But this year, 1968 turned out to be the wrong historical comparison.
The relevant one would have been 1964.

That year, the Mississippi Freedom Democratic Party (MFDP), objecting
to the exclusion of black delegates by the racist “Dixiecrats,”
white supremacists who ran the local parties and used violence to
suppress black votes throughout the South, went to the DNC in Atlantic
City to demand representation. Led by Fannie Lou Hamer and other civil
rights legends, the MFDP was intended as a parallel party open to all,
challenging the undemocratic, all-white Democratic Party.
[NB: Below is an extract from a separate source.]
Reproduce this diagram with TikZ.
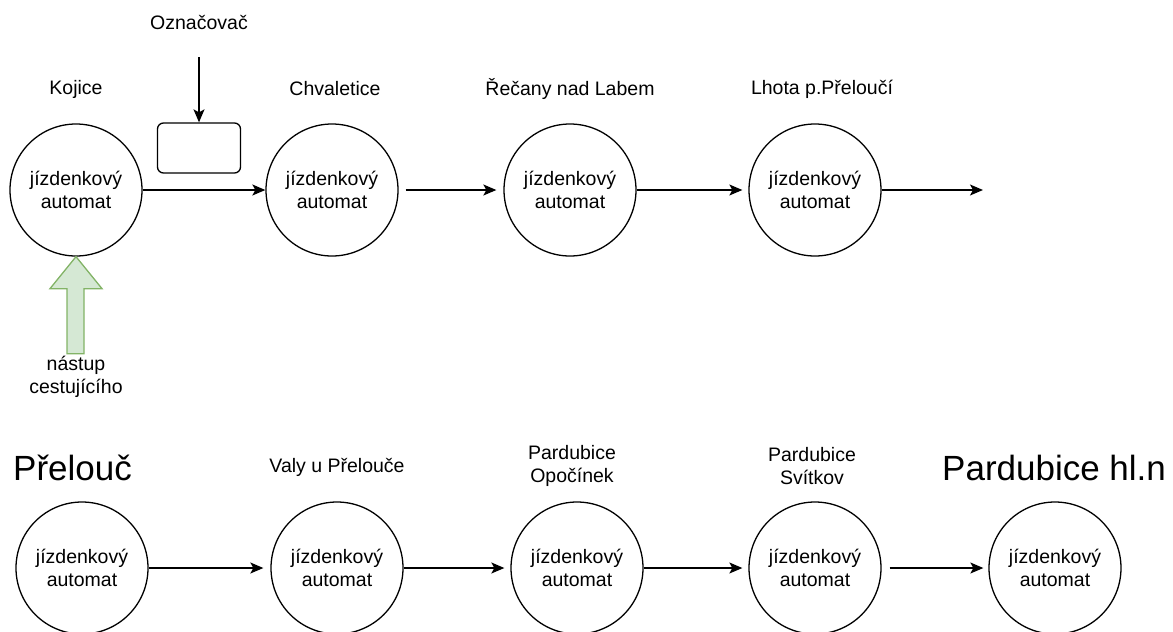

In the months leading up to the DNC, the MFDP organized Mississippi by
precinct, county, and region and held their own state convention to
choose sixty-eight delegates. They then came to Chicago and demanded
that these delegates be seated as delegates at the DNC. Many of their
fellow delegates were persuaded, but President Lyndon B. Johnson,
afraid of backlash from the Dixiecrats, refused.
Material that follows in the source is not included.